Carven Holcombe

Personal information
- Born: September 10, 1964 (age 61) Houston, Texas, U.S.
- Listed height: 6 ft 5 in (1.96 m)
- Listed weight: 202 lb (92 kg)

Career information
- High school: Yates (Houston, Texas)
- College: TCU (1983–1987)
- NBA draft: 1987: 4th round, 80th overall pick
- Drafted by: Cleveland Cavaliers
- Playing career: 1987–1993
- Position: Shooting guard

Career history
- 1990–1991: Ramat Gan

Career highlights
- SWC Player of the Year (1987); AP honorable mention All-American (1986); First-team All-SWC (1987); 2× Second-team All-SWC (1985, 1986); SWC Freshman of the Year (1984);
- Stats at Basketball Reference

= Carven Holcombe =

American basketball player (born 1964)

Carven Holcombe (born September 10, 1964) is an American former basketball player known for his college career at Texas Christian University (TCU) between 1983 and 1987. He also played professionally in Belgium, France, and Israel at the shooting guard position.

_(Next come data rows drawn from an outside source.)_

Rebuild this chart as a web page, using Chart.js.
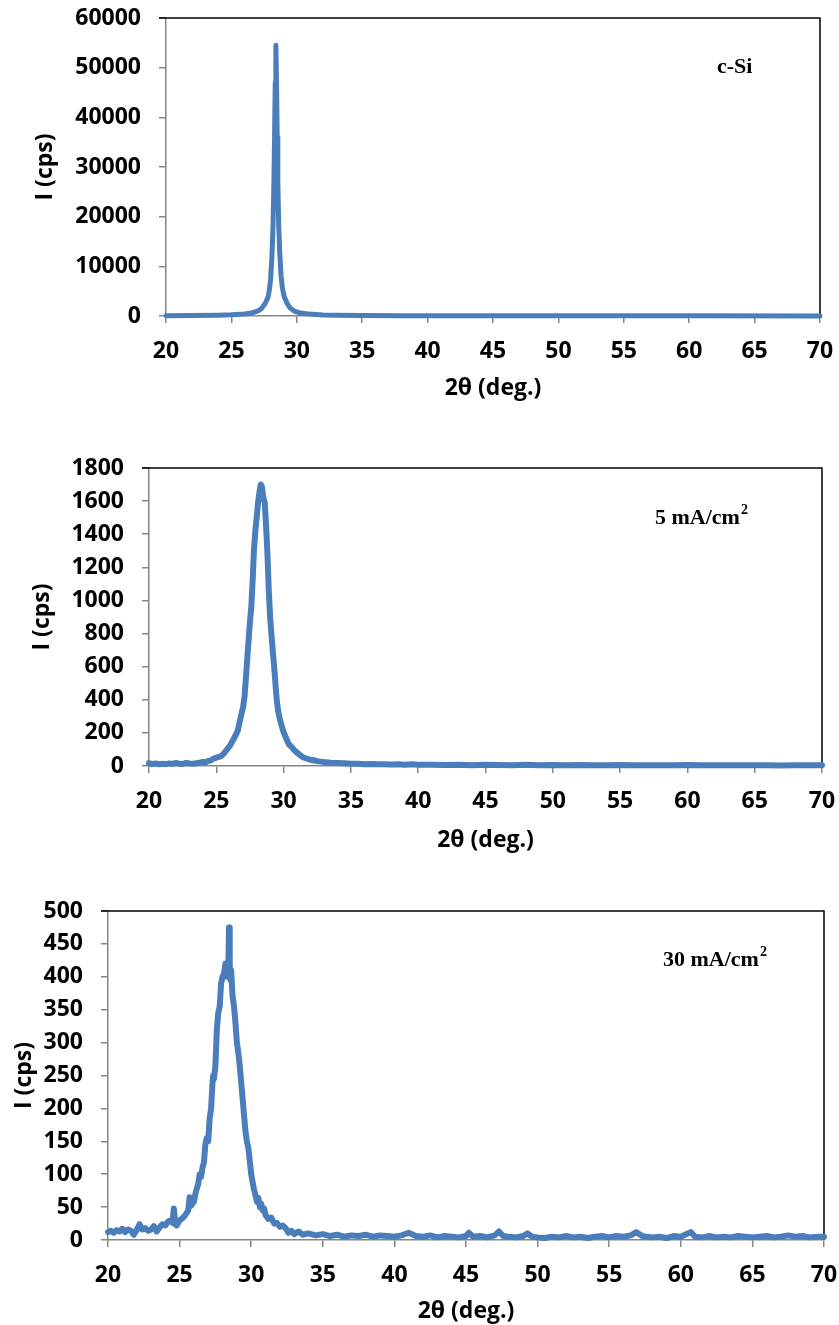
<!DOCTYPE html>
<html>
<head>
<meta charset="utf-8">
<script src="https://cdn.jsdelivr.net/npm/chart.js@4/dist/chart.umd.min.js"></script>
<style>
  body { margin: 0; background: #fff; width: 839px; height: 1325px; position: relative; overflow: hidden; }
  .box { position: absolute; left: 0; width: 839px; }
</style>
</head>
<body>
<div class="box" style="top:0;height:420px"><canvas id="c1" width="839" height="420"></canvas></div>
<div class="box" style="top:440px;height:440px"><canvas id="c2" width="839" height="440"></canvas></div>
<div class="box" style="top:890px;height:435px"><canvas id="c3" width="839" height="435"></canvas></div>
<script>
// x axis ticks (2 theta, degrees), shared by all three panels
const xTicks = [20, 25, 30, 35, 40, 45, 50, 55, 60, 65, 70];

// panel 1: c-Si reference
const yTicks1 = [0, 10000, 20000, 30000, 40000, 50000, 60000];
const x1 = [20, 22, 24, 25, 26, 26.5, 27, 27.3, 27.6, 27.8,
            27.9, 28.0, 28.1, 28.18, 28.25, 28.3, 28.35, 28.4, 28.45, 28.5,
            28.55, 28.62, 28.7, 28.8, 28.9, 29.05, 29.25, 29.5, 29.8, 30.3,
            31, 32, 33, 35, 38, 42, 50, 60, 70];
const y1 = [60, 90, 150, 230, 420, 600, 1000, 1500, 2600, 3800,
            5200, 7500, 12000, 18000, 27000, 36000, 47000, 54500, 47000, 36000,
            27000, 18000, 12500, 8000, 5600, 3800, 2600, 1600, 1000, 600,
            380, 220, 150, 90, 60, 45, 35, 30, 25];

// panel 2: 5 mA/cm2
const yTicks2 = [0, 200, 400, 600, 800, 1000, 1200, 1400, 1600, 1800];
const x2 = [20.0, 20.25, 20.5, 20.75, 21.0, 21.25, 21.5, 21.75, 22.0, 22.25,
            22.5, 22.75, 23.0, 23.25, 23.5, 23.75, 24.0, 24.2, 24.4, 24.6,
            24.8, 25.0, 25.2, 25.4, 25.6, 25.8, 26.0, 26.2, 26.4, 26.6,
            26.8, 27.0, 27.1, 27.2, 27.3, 27.4, 27.5, 27.6, 27.7, 27.8,
            27.9, 28.0, 28.1, 28.2, 28.3, 28.35, 28.4, 28.5, 28.6, 28.7,
            28.8, 28.9, 29.0, 29.1, 29.2, 29.3, 29.4, 29.5, 29.6, 29.7,
            29.8, 29.9, 30.0, 30.2, 30.4, 30.6, 30.8, 31.0, 31.2, 31.4,
            31.6, 31.8, 32.0, 32.3, 32.6, 33.0, 33.5, 34.0, 34.5, 35.0,
            35.5, 36, 36.5, 37, 37.5, 38, 38.5, 39, 39.5, 40,
            41, 42, 43, 44, 45, 46, 47, 48, 49, 50,
            51, 52, 53, 54, 55, 56, 57, 58, 59, 60,
            61, 62, 63, 64, 65, 66, 67, 68, 69, 70];
const y2 = [18, 12, 15, 10, 14, 11, 16, 13, 18, 14,
            12, 19, 15, 13, 17, 20, 25, 22, 30, 34,
            45, 50, 55, 62, 80, 100, 120, 150, 180, 215,
            290, 360, 420, 530, 650, 760, 870, 960, 1120, 1310,
            1420, 1500, 1590, 1650, 1700, 1695, 1680, 1620, 1590, 1450,
            1280, 1060, 900, 790, 690, 600, 490, 390, 330, 290,
            260, 230, 205, 165, 130, 115, 95, 80, 68, 55,
            48, 42, 38, 33, 28, 24, 20, 18, 16, 13,
            14, 11, 12, 10, 11, 9, 10, 8, 10, 7,
            8, 6, 7, 5, 7, 6, 5, 7, 5, 6,
            4, 6, 5, 4, 6, 5, 4, 5, 4, 6,
            4, 5, 4, 5, 4, 5, 3, 4, 5, 4];

// panel 3: 30 mA/cm2
const yTicks3 = [0, 50, 100, 150, 200, 250, 300, 350, 400, 450, 500];
const x3 = [20.0, 20.2, 20.4, 20.6, 20.8, 21.0, 21.2, 21.4, 21.6, 21.8,
            22.0, 22.2, 22.4, 22.6, 22.8, 23.0, 23.2, 23.4, 23.6, 23.8,
            24.0, 24.2, 24.4, 24.5, 24.6, 24.7, 24.8, 25.0, 25.2, 25.4,
            25.6, 25.7, 25.8, 26.0, 26.1, 26.2, 26.3, 26.4, 26.5, 26.6,
            26.7, 26.8, 26.9, 27.0, 27.1, 27.2, 27.3, 27.35, 27.4, 27.5,
            27.6, 27.7, 27.8, 27.9, 28.0, 28.1, 28.2, 28.3, 28.4, 28.45,
            28.5, 28.55, 28.6, 28.7, 28.8, 28.9, 29.0, 29.1, 29.2, 29.3,
            29.4, 29.5, 29.6, 29.7, 29.8, 29.9, 30.0, 30.1, 30.2, 30.3,
            30.4, 30.5, 30.6, 30.7, 30.8, 30.9, 31.0, 31.2, 31.4, 31.6,
            31.8, 32.0, 32.2, 32.4, 32.6, 32.8, 33.0, 33.3, 33.6, 34.0,
            34.5, 35.0, 35.5, 36.0, 36.5, 37.0, 37.5, 38.0, 38.5, 39.0,
            39.5, 40.0, 40.5, 41.0, 41.5, 42.0, 42.5, 43.0, 43.5, 44.0,
            44.5, 45.0, 45.2, 45.5, 46.0, 46.5, 47.0, 47.3, 47.6, 48.0,
            48.5, 49.0, 49.3, 49.6, 50.0, 50.5, 51.0, 51.5, 52.0, 52.5,
            53.0, 53.5, 54.0, 54.5, 55.0, 55.5, 56.0, 56.5, 56.9, 57.3,
            57.6, 58.0, 58.5, 59.0, 59.5, 60.0, 60.4, 60.7, 61.0, 61.5,
            62.0, 62.5, 63.0, 63.5, 64.0, 64.5, 65.0, 65.5, 66.0, 66.5,
            67.0, 67.5, 68.0, 68.5, 69.0, 69.5, 70.0];
const y3 = [12, 14, 11, 15, 13, 17, 12, 16, 14, 8,
            15, 24, 16, 18, 14, 16, 21, 13, 19, 24,
            22, 28, 30, 26, 48, 24, 22, 30, 33, 38,
            45, 65, 52, 58, 70, 78, 85, 100, 96, 110,
            118, 145, 155, 150, 185, 200, 240, 250, 245, 265,
            320, 345, 355, 390, 400, 405, 420, 400, 410, 475,
            420, 395, 410, 370, 355, 330, 300, 285, 265, 240,
            215, 190, 165, 150, 140, 120, 100, 88, 76, 68,
            58, 64, 50, 55, 45, 48, 38, 32, 34, 25,
            26, 20, 22, 18, 11, 14, 9, 13, 8, 10,
            7, 9, 6, 8, 5, 7, 6, 8, 5, 7,
            6, 5, 7, 11, 6, 5, 7, 4, 6, 5,
            4, 6, 11, 5, 6, 4, 7, 13, 6, 5,
            4, 6, 10, 5, 4, 3, 5, 4, 6, 4,
            5, 3, 5, 6, 4, 6, 5, 7, 12, 6,
            5, 4, 5, 3, 6, 5, 9, 12, 5, 4,
            6, 4, 5, 4, 6, 5, 4, 5, 6, 4,
            5, 7, 5, 6, 4, 5, 5];

const lineBlue = "#4a7ebb";
const axisGray = "#868686";
const tickFont = { family: "'Open Sans', sans-serif", weight: "bold", size: 23, lineHeight: 1.2 };

// black border on top and right of the plot area, like the spreadsheet chart
const framePlugin = {
    id: "frame",
    beforeDatasetsDraw(chart) {
        const a = chart.chartArea;
        const ctx = chart.ctx;
        ctx.save();
        ctx.strokeStyle = "#000";
        ctx.lineWidth = 1.5;
        ctx.beginPath();
        ctx.moveTo(a.left - 7, a.top);
        ctx.lineTo(a.right, a.top);
        ctx.lineTo(a.right, a.bottom);
        ctx.stroke();
        ctx.restore();
    }
};

// sample label drawn inside the plot, with optional superscript
function notePlugin(text, sup, x, y, supY) {
    return {
        id: "note",
        afterDraw(chart) {
            const ctx = chart.ctx;
            ctx.save();
            ctx.fillStyle = "#000";
            ctx.textBaseline = "alphabetic";
            ctx.font = "bold 22px 'Liberation Serif', serif";
            ctx.fillText(text, x, y);
            if (sup) {
                const w = ctx.measureText(text).width;
                ctx.font = "bold 14px 'Liberation Serif', serif";
                ctx.fillText(sup, x + w + 1, supY);
            }
            ctx.restore();
        }
    };
}

function makeChart(id, xs, ys, yTicks, g, note) {
    const points = xs.map((x, i) => ({ x: x, y: ys[i] }));
    new Chart(document.getElementById(id), {
        type: "line",
        data: {
            datasets: [{
                data: points,
                borderColor: lineBlue,
                borderWidth: g.lineWidth,
                borderJoinStyle: "round",
                borderCapStyle: "round",
                pointRadius: 0,
                tension: 0,
                fill: false,
                clip: 8
            }]
        },
        options: {
            responsive: false,
            animation: false,
            events: [],
            layout: { padding: { top: g.top, right: g.right, left: 0, bottom: 0 } },
            plugins: { legend: { display: false }, tooltip: { enabled: false } },
            scales: {
                x: {
                    type: "linear",
                    min: 20,
                    max: 70,
                    afterBuildTicks: s => { s.ticks = xTicks.map(v => ({ value: v })); },
                    afterFit: s => { s.height = g.xHeight; s.paddingLeft = 0; s.paddingRight = 0; },
                    ticks: { font: tickFont, color: "#000", padding: 15, maxRotation: 0, autoSkip: false, callback: v => String(v) },
                    grid: { drawOnChartArea: false, color: axisGray, lineWidth: 1.5, tickLength: 7 },
                    border: { color: axisGray, width: 1.5 },
                    title: { display: true, text: "2θ (deg.)", font: tickFont, color: "#000", padding: { top: 0, bottom: g.xTitlePad } }
                },
                y: {
                    min: yTicks[0],
                    max: yTicks[yTicks.length - 1],
                    afterBuildTicks: s => { s.ticks = yTicks.map(v => ({ value: v })); },
                    afterFit: s => { s.width = g.left; s.paddingTop = 0; s.paddingBottom = 0; },
                    ticks: { font: tickFont, color: "#000", padding: 18, callback: v => String(v) },
                    grid: { drawOnChartArea: false, color: axisGray, lineWidth: 1.5, tickLength: 7 },
                    border: { color: axisGray, width: 1.5 },
                    title: { display: true, text: "I (cps)", font: tickFont, color: "#000", padding: { top: g.yTitlePad, bottom: 0 } }
                }
            }
        },
        plugins: [framePlugin, note]
    });
}

makeChart("c1", x1, y1, yTicks1,
    { top: 18, right: 19, left: 166, xHeight: 104, xTitlePad: 18, yTitlePad: 32, lineWidth: 5 },
    notePlugin("c-Si", "", 717, 73, 0));
makeChart("c2", x2, y2, yTicks2,
    { top: 28, right: 17, left: 149, xHeight: 114, xTitlePad: 26, yTitlePad: 29, lineWidth: 6 },
    notePlugin("5 mA/cm", "2", 655, 84, 74));
makeChart("c3", x3, y3, yTicks3,
    { top: 21, right: 15, left: 108, xHeight: 85, xTitlePad: 0, yTitlePad: 11, lineWidth: 6 },
    notePlugin("30 mA/cm", "2", 663, 76, 66));
</script>
</body>
</html>
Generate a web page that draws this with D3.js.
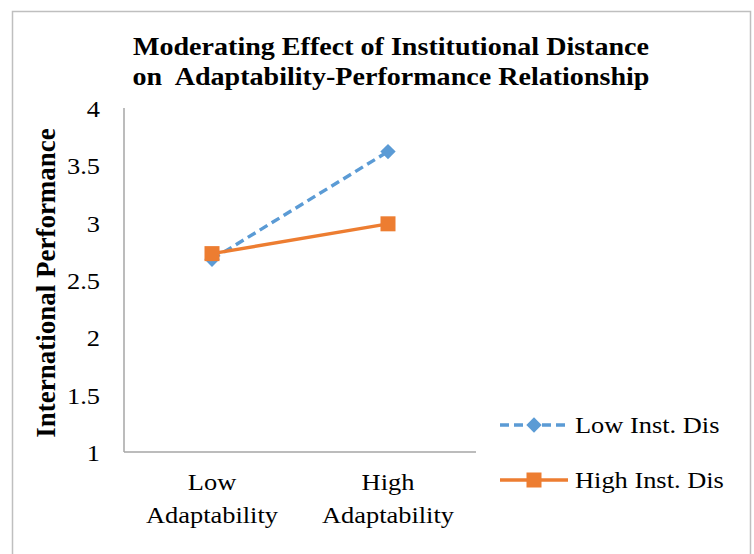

==High school and college careers==
Born in Houston, Texas, Holcombe attended Yates High School in his hometown, where he was a teammate of Rickie Winslow. As a senior in 1982–83, he was named "Who's Who" in basketball and was selected as the Texas High School Player of the Year after averaging 25 points and nine rebounds per game while leading Yates to a 37–3 record.

Holcombe went on to play college basketball for the TCU Horned Frogs from 1983 to 1987. In his collegiate debut against UT Arlington, he scored 26 points. In 1982–83, he was selected as the Southwest Conference (SWC) Freshman of the Year after averaging 13.4 points and 4.9 rebounds per game. He continued to improve throughout the rest of his career, garnering further personal accolades while also leading the Horned Frogs to team success as well. When Holcombe was a sophomore in 1984–85, TCU won five more games than the previous season, and he was selected to the All-SWC Second Team after averaging 16.5 points and 5.8 rebounds per game. Prior to his junior season, Holcombe was switched from small forward to shooting guard by head coach Jim Killingsworth. That year, Holcombe's numbers dipped a bit to 12.7 points and 5.0 rebounds, respectively, but he had a career-high 3.3 assists per game. TCU tied for the SWC regular season championship and earned a berth in the 1986 National Invitation Tournament where they won one game. Holcombe repeated as an All-SWC Second Team honoree, and he was also named to the Associated Press Honorable Mention All-America team for 1986. In his senior season of 1986–87, TCU repeated as SWC champions but earned a berth in the 1987 NCAA tournament, advancing to its second round. Holcombe, who served as team captain all four years for TCU, averaged 17.5 points, 5.3 rebounds, and 2.2 assists per game. He was placed on the All-SWC First Team and was also named the SWC Player of the Year, becoming just the third TCU player so honored in the award's then-30 year old history.

In 2004, TCU enshrined Holcombe in their athletics hall of fame.

==Professional career and later life==
Holcombe was selected in the 1987 NBA draft by the Cleveland Cavaliers in the fourth round (80th overall). He did not play in the NBA, however, instead he pursued a professional career abroad in Belgium, France, and Israel which lasted six years. After his basketball career, Holcombe worked in management for two large grocery chains and then opened A-1 Powerwash Services. He also coaches high school basketball in the Dallas, Texas area.